**DATA FOR THIS TASK**.
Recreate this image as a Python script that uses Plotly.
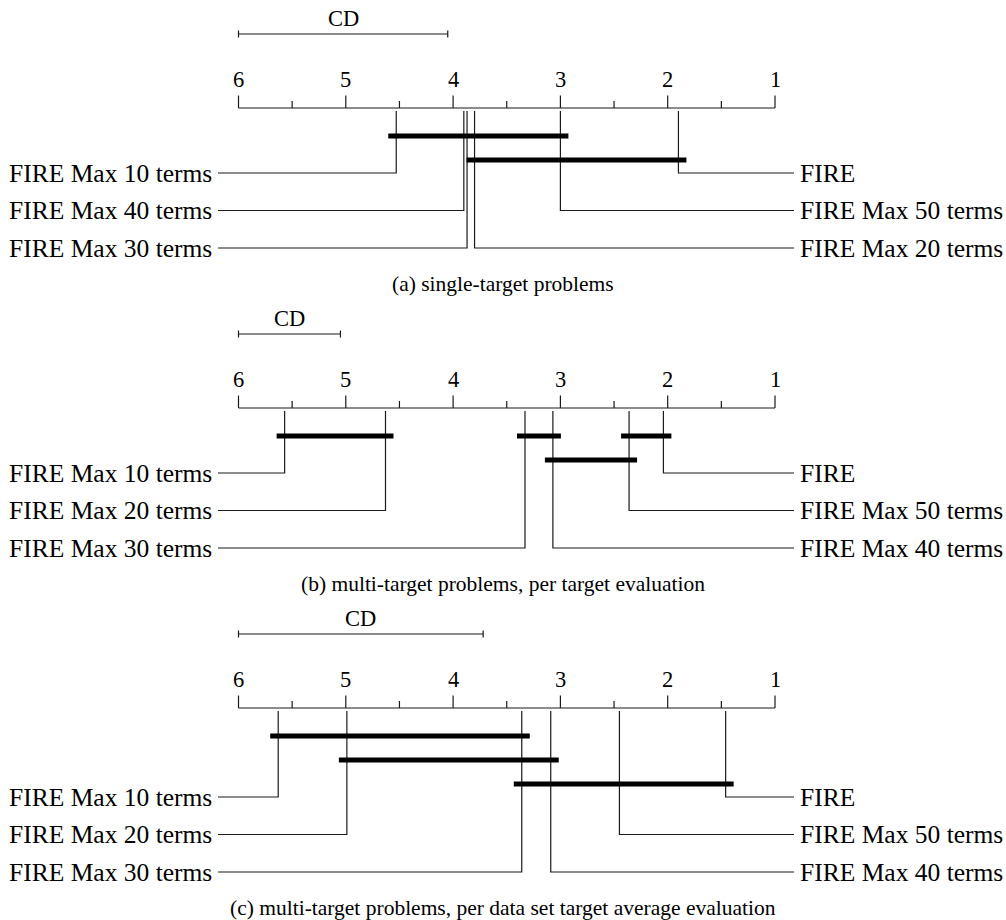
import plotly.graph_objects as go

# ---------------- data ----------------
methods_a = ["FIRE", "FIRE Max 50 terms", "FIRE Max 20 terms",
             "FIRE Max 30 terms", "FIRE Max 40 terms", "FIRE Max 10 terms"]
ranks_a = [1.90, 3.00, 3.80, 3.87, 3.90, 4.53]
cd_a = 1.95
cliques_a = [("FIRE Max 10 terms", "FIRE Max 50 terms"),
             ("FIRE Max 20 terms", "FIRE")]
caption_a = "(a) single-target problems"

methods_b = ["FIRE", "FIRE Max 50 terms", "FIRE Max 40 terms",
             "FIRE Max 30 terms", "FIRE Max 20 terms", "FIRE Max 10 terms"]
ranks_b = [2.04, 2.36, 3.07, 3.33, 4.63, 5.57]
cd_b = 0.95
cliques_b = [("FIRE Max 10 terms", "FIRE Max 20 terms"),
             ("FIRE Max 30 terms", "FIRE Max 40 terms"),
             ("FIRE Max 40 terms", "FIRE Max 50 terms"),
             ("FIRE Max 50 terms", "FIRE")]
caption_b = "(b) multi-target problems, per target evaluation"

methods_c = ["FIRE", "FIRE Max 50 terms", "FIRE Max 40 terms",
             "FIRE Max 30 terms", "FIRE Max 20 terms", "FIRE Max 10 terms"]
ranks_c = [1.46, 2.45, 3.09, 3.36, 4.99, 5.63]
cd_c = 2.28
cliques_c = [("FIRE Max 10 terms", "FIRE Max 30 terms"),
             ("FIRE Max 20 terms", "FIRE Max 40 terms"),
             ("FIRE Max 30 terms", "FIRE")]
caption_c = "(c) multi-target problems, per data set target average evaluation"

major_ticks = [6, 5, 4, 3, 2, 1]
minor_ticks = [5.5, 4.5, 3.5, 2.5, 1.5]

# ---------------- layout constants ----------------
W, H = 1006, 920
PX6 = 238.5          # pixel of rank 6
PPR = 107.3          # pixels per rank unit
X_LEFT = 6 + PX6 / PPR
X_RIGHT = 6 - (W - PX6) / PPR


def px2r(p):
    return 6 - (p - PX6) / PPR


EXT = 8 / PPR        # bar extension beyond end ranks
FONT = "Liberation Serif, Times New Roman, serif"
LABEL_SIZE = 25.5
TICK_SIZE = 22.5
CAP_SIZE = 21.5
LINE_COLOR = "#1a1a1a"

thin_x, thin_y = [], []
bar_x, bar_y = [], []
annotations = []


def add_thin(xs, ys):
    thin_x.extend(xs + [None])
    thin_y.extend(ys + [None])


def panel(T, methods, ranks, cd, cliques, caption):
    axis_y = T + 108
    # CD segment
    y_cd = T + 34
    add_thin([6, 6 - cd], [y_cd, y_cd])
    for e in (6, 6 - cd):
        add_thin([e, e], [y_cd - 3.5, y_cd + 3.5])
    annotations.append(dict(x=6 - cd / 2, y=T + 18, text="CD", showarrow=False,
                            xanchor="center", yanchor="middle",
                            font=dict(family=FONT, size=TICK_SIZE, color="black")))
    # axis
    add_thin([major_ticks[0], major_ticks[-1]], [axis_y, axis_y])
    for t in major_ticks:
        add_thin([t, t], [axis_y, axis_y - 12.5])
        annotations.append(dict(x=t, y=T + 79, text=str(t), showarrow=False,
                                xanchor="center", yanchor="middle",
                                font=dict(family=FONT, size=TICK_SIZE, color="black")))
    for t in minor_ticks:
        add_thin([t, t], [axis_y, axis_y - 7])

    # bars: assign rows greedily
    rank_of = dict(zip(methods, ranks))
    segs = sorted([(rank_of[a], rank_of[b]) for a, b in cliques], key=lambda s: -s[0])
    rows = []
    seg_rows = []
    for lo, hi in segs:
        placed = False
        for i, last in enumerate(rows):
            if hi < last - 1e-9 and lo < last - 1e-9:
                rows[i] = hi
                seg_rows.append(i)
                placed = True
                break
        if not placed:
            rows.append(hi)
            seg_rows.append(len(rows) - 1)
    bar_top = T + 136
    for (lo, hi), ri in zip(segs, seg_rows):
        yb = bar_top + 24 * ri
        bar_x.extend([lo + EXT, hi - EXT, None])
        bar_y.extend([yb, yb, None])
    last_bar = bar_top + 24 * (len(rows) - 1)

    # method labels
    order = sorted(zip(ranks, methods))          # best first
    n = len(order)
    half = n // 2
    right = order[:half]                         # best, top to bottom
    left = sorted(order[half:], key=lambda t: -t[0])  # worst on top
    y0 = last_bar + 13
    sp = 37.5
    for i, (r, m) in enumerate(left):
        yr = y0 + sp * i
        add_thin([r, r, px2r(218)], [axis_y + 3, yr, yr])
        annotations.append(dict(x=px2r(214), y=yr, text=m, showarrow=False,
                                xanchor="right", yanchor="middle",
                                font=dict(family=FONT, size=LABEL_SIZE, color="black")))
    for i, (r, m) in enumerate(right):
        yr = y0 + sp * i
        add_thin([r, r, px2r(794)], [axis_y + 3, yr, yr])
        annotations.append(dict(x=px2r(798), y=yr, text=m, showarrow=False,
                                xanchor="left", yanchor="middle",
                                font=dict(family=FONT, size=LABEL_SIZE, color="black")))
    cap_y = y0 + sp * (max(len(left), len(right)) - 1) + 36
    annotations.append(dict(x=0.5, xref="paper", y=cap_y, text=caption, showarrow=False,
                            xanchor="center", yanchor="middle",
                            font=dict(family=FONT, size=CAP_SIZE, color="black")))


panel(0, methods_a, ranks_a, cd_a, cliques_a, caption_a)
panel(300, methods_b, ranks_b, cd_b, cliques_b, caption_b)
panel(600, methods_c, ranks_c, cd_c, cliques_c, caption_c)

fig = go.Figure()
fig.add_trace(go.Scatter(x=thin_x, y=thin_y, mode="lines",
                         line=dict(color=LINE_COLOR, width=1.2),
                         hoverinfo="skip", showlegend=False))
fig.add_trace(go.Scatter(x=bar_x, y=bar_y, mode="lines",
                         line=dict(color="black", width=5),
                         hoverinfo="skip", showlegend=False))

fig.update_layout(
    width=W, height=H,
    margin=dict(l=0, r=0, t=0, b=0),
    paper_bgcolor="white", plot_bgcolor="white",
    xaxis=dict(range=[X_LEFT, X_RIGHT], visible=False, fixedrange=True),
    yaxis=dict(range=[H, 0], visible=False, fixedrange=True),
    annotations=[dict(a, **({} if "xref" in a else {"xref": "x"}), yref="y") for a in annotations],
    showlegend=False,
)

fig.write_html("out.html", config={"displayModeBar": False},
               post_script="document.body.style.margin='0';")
...
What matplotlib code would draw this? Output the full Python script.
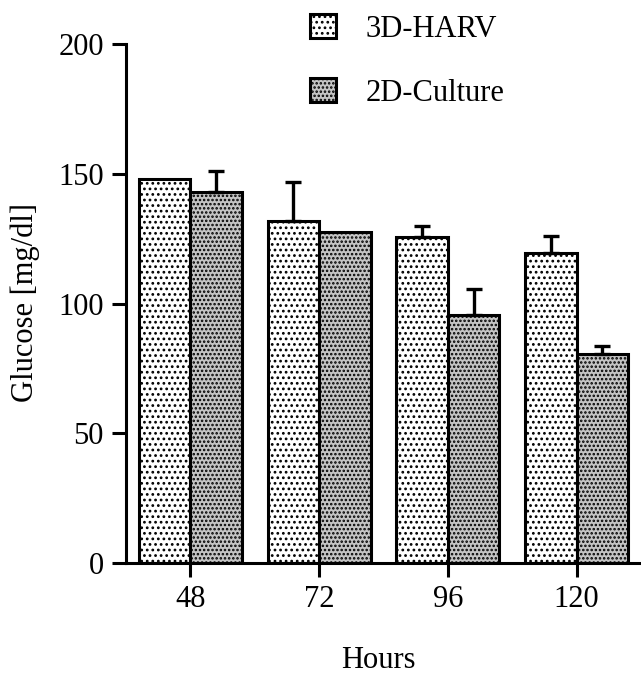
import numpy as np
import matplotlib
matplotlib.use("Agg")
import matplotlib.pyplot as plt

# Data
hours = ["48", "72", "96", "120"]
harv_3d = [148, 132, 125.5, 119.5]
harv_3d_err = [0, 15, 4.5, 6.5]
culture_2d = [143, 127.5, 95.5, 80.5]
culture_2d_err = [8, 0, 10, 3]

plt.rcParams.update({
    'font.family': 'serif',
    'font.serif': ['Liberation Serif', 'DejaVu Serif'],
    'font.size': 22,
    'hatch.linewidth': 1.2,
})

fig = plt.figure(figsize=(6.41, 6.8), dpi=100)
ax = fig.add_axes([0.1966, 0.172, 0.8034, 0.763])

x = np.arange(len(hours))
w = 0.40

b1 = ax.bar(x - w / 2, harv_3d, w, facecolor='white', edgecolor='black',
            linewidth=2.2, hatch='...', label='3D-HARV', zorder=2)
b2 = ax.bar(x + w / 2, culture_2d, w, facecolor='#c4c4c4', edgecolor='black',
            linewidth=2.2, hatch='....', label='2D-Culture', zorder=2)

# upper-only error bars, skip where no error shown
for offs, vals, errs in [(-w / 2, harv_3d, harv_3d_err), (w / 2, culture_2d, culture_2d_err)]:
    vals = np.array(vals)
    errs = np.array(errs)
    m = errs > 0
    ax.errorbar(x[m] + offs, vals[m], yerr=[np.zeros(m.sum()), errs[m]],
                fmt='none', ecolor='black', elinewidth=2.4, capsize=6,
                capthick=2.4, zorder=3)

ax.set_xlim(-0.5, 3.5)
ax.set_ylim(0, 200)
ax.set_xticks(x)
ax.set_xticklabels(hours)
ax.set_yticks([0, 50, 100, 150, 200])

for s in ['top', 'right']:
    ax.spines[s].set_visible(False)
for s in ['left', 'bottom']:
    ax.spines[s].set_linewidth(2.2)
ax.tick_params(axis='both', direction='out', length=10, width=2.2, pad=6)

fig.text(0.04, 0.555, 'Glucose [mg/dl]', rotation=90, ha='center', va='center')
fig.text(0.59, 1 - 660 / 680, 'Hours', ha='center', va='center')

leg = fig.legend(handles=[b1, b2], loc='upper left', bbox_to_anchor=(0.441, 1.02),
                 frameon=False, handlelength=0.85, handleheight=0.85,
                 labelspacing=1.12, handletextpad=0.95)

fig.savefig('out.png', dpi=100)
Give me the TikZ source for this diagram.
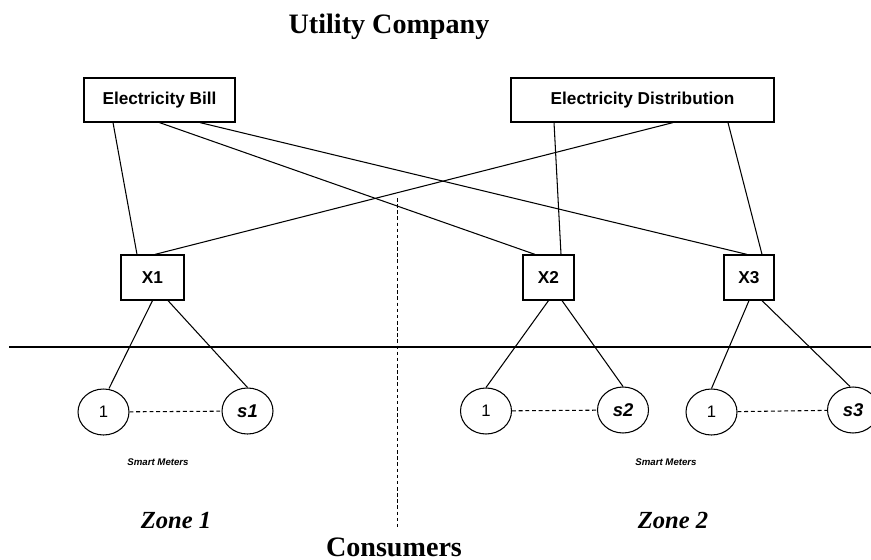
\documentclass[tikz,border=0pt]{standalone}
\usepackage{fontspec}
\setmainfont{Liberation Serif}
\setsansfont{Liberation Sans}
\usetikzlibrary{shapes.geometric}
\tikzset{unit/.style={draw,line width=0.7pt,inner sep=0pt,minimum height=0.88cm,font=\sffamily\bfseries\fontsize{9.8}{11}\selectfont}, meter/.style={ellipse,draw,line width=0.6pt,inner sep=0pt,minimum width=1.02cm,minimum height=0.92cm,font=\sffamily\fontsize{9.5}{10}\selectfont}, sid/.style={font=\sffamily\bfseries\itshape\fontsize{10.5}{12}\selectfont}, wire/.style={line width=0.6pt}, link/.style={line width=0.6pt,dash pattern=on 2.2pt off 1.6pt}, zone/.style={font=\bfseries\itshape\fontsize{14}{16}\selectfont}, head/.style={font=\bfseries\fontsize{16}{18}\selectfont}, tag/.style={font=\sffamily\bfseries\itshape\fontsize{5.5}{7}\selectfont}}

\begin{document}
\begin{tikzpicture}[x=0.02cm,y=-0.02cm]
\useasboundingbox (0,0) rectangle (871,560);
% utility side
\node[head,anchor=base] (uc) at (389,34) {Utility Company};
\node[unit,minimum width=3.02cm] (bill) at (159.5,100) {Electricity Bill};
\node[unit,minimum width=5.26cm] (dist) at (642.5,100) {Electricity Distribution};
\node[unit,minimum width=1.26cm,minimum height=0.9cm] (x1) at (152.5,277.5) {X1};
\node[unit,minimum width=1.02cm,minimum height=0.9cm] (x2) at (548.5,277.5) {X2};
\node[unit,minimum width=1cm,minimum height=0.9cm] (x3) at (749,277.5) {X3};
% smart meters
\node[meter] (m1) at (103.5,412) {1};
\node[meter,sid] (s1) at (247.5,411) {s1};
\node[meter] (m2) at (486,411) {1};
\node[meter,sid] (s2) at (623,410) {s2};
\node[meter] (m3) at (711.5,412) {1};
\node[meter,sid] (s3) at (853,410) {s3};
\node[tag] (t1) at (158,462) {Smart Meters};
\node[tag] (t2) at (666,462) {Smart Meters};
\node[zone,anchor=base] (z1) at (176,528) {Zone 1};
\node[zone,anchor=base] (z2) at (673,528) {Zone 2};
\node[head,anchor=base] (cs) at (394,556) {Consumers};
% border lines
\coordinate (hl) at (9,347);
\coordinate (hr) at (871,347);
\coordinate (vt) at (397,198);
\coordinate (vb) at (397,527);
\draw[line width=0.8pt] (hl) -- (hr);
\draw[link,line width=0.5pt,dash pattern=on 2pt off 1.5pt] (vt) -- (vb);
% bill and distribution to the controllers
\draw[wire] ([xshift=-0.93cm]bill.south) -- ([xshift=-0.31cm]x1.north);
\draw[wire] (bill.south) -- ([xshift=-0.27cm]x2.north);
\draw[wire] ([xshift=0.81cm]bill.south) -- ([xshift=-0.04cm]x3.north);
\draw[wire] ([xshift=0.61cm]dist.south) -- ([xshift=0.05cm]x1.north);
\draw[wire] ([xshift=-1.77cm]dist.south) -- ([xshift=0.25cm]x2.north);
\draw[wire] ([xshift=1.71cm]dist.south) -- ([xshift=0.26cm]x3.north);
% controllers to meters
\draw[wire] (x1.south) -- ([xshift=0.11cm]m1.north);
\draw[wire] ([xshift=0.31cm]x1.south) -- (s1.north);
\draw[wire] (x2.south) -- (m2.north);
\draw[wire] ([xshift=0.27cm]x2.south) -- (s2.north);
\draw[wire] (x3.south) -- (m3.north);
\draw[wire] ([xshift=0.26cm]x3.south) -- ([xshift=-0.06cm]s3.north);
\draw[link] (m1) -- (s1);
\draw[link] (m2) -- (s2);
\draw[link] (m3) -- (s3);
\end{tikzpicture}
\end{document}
--
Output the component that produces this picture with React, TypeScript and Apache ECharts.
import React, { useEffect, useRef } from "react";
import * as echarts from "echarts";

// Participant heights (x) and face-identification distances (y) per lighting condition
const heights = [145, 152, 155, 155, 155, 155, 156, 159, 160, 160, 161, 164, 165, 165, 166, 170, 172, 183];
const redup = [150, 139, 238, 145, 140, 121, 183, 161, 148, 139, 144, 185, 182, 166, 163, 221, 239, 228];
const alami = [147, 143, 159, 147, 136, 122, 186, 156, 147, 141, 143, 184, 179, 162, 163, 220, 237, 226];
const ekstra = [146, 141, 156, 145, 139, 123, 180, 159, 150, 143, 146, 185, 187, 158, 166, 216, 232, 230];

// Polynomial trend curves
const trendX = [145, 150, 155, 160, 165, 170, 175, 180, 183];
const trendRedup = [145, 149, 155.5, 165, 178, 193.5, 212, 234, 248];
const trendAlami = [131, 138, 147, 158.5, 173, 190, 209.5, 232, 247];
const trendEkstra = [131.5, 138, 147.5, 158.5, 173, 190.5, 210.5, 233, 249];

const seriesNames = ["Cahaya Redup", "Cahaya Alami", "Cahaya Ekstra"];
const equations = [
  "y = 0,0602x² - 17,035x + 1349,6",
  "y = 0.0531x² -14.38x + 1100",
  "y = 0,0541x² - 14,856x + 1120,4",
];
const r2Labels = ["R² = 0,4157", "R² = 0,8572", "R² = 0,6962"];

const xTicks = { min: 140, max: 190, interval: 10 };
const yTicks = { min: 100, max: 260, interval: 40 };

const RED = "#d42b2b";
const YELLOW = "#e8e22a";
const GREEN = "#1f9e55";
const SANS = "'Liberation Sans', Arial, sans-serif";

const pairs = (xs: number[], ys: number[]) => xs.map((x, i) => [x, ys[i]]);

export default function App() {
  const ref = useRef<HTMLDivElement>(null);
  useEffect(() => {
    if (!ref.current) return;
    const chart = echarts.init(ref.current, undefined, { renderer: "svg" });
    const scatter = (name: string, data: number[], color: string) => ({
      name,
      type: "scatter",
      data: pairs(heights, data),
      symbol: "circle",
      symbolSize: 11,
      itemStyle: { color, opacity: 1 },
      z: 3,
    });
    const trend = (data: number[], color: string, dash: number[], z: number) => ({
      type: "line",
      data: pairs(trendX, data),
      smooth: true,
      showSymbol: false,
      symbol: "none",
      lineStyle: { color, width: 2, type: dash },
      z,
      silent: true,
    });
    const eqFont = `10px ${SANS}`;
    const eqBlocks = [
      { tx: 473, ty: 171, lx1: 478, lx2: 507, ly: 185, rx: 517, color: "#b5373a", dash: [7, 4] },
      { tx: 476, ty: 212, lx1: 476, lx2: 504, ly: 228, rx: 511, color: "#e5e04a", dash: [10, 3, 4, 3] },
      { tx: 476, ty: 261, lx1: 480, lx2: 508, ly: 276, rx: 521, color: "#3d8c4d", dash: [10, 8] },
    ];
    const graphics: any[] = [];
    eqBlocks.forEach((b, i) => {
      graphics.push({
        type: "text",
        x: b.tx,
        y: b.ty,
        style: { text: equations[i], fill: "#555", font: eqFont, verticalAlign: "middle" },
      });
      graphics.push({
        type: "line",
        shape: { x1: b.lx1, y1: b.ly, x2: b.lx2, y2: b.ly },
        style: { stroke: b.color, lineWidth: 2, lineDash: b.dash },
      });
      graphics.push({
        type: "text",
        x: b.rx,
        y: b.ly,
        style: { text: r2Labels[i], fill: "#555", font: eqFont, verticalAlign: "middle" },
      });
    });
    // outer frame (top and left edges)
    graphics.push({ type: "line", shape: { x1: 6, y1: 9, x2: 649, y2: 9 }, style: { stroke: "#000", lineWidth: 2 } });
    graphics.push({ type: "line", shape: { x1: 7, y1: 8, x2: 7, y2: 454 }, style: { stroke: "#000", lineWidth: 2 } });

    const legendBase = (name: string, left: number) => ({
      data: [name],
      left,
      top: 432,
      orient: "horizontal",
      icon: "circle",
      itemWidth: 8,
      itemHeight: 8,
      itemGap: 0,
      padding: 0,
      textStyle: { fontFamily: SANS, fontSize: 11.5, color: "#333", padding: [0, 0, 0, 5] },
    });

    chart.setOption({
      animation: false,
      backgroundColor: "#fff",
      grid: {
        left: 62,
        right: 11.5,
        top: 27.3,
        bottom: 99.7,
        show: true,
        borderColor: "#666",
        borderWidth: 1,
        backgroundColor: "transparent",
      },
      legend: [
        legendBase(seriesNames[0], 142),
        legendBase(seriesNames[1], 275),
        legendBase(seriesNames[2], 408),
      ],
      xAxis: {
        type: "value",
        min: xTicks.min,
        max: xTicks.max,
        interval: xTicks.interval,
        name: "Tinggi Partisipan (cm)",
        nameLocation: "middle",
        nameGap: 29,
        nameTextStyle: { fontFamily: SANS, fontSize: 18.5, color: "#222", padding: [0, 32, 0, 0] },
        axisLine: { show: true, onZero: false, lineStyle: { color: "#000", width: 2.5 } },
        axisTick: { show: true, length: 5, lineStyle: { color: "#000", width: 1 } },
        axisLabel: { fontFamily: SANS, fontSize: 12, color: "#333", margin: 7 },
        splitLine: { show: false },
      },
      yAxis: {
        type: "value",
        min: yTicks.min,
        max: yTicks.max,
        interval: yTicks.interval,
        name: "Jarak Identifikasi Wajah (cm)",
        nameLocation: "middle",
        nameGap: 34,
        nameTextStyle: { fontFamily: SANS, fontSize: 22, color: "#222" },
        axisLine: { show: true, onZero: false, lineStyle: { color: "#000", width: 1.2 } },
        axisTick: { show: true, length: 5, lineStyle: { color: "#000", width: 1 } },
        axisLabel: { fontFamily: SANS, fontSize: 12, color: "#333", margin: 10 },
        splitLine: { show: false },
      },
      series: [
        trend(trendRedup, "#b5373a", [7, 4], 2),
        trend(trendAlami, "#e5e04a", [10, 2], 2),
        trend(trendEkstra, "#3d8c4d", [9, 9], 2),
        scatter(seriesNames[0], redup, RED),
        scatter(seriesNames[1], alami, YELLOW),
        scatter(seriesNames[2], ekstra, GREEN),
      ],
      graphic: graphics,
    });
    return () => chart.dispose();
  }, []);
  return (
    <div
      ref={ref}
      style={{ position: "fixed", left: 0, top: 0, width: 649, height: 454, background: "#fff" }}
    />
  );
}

**THE PROBLEM**. What's needed is an exact copy of the lines above from the one with "Give me the TikZ source for this diagram." through the one with "width=0.6pt,inner sep=0pt,minimum width=1.02cm,minimum", both included; the pictures stay out.

**REPLY TO THE TASK**.
Give me the TikZ source for this diagram.
\documentclass[tikz,border=0pt]{standalone}
\usepackage{fontspec}
\setmainfont{Liberation Serif}
\setsansfont{Liberation Sans}
\usetikzlibrary{shapes.geometric}
\tikzset{unit/.style={draw,line width=0.7pt,inner sep=0pt,minimum height=0.88cm,font=\sffamily\bfseries\fontsize{9.8}{11}\selectfont}, meter/.style={ellipse,draw,line width=0.6pt,inner sep=0pt,minimum width=1.02cm,minimum height=0.92cm,font=\sffamily\fontsize{9.5}{10}\selectfont}, sid/.style={font=\sffamily\bfseries\itshape\fontsize{10.5}{12}\selectfont}, wire/.style={line width=0.6pt}, link/.style={line width=0.6pt,dash pattern=on 2.2pt off 1.6pt}, zone/.style={font=\bfseries\itshape\fontsize{14}{16}\selectfont}, head/.style={font=\bfseries\fontsize{16}{18}\selectfont}, tag/.style={font=\sffamily\bfseries\itshape\fontsize{5.5}{7}\selectfont}}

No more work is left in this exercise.